Baseball America: ‘Inane School Policy’ Challenges Razorbacks


The Arkansas Razorback baseball team finds itself rounding out the college baseball season with solid wins against top programs and sitting on the bubble in terms of making it to post-season play for a run to Omaha.

This week, Baseball America’s Aaron Fitt analyzed the Razorbacks’ current situation and discovered how difficult it is to schedule midweek games of meaning to improve the team’s Ratings Percentage Index (RPI).

Fitt wrote, in part:

Ten weeks into the season, the RPI says Arkansas (No. 51) is on the bubble, even though the Hogs have won series against SEC powers Alabama, South Carolina and Vanderbilt, and faced Florida, Mississippi State and LSU on the road without getting swept. Arkansas is 8-7 against the top 25 in the RPI, giving it the third-most top 25 wins of any team (behind only Florida and Kentucky). The Hogs are 10-10 against the top 50.

For Arkansas, scheduling midweek games is particularly challenging because an inane school policy prohibits the Razorbacks from playing other in-state opponents like Central Arkansas and Arkansas State, and Northwest Arkansas is an expensive place to fly into.

“It’s hard for me to schedule midweek games,” Hogs coach Dave Van Horn said. “Nobody calls us to play us—nobody. Grambling says they’ll come in Tuesday-Wednesday, well that’s the Tuesday-Wednesday I can’t get anybody to play me. So I’ll get some freshmen some innings—what are you going to do? You’re killing your RPI.

“People say, ‘The bottom line is win games,’ but if you win them they don’t help you a lick,” Van Horn said.

Fitt points out the Razorbacks have gone so far as to travel to beef up it’s non-conference schedule and has played midweek series against UNLV and Nebraska this season.

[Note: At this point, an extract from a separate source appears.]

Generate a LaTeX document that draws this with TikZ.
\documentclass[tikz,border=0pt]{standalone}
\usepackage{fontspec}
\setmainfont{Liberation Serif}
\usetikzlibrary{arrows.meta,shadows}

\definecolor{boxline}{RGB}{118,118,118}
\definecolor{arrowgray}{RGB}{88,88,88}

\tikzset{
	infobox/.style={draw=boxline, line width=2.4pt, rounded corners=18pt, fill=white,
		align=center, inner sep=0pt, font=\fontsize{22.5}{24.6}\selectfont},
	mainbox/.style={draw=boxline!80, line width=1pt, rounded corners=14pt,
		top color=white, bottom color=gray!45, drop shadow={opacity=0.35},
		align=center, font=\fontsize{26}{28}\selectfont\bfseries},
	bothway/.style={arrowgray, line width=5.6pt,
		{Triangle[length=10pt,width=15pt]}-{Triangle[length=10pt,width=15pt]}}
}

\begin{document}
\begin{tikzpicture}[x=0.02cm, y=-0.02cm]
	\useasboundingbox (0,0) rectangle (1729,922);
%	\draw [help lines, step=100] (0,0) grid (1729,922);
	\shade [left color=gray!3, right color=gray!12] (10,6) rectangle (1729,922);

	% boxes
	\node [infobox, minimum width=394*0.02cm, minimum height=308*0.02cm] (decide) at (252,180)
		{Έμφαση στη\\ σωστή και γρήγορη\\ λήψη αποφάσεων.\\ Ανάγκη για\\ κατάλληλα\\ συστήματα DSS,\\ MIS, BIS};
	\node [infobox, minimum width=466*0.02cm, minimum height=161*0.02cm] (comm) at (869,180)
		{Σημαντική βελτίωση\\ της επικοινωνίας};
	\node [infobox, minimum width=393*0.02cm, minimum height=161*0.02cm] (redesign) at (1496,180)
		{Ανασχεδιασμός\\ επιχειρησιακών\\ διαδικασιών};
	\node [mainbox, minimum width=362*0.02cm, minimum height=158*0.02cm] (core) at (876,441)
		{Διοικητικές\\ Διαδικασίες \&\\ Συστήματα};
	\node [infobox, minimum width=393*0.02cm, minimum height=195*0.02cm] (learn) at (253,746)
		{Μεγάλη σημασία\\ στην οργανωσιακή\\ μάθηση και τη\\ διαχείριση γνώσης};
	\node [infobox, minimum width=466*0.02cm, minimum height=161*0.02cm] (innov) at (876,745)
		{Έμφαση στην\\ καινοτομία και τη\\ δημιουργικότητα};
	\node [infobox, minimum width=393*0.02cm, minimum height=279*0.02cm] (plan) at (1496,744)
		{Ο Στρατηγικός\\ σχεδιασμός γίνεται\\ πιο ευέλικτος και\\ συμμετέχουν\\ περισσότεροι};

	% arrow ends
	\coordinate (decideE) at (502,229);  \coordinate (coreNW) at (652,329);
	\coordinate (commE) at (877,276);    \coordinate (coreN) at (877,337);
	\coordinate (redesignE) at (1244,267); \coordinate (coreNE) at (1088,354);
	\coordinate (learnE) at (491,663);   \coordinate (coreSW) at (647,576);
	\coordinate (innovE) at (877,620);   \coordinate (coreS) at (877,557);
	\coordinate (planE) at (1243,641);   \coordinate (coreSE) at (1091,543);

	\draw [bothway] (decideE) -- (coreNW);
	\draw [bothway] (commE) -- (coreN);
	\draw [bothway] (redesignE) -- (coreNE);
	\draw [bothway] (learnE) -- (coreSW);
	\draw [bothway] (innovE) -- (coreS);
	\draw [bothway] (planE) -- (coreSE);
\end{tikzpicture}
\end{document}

“They played a three-game series against a South Alabama team that was a No. 2 seed in a regional last year,” Fitt wrote. “It’s not like the Hogs tried to load up with a soft nonconference schedule.”

However,  50 percent of the RPI formula is made up of an opponents’ winning percentage, so if your opponents have a losing record, your RPI takes a hit.

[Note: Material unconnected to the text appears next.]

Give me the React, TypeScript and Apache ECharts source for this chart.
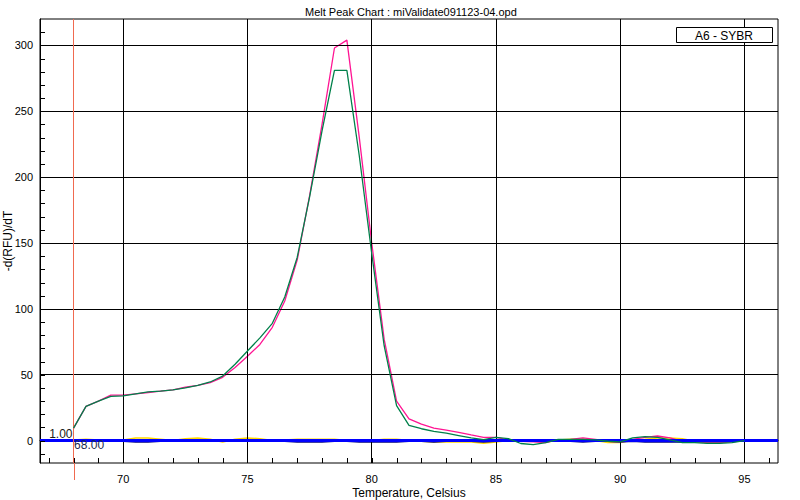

Fitt continues: “… Arkansas pays a huge price for playing five games against No. 295 Mississippi Valley State (3-29) and No. 300 Grambling State (12-26). As a result, Arkansas ranks 46th in strength of schedule. Remove the three games against MVSU, and its strength of schedule jumps to sixth. Take away the two games against Grambling, and it jumps to No. 1.”

For what it is worth, the Razorbacks weak out-of-conference schedule didn’t do the team any favors last season, either, as Jeff Reed wrote here.

Knowing all of this the question should be: Is it time for the Arkansas Razorbacks to play baseball against in-state schools, if for no other reason than to assist with RPI and avoid playing games against foes who actually hurt the Hogs’ chances at the post season?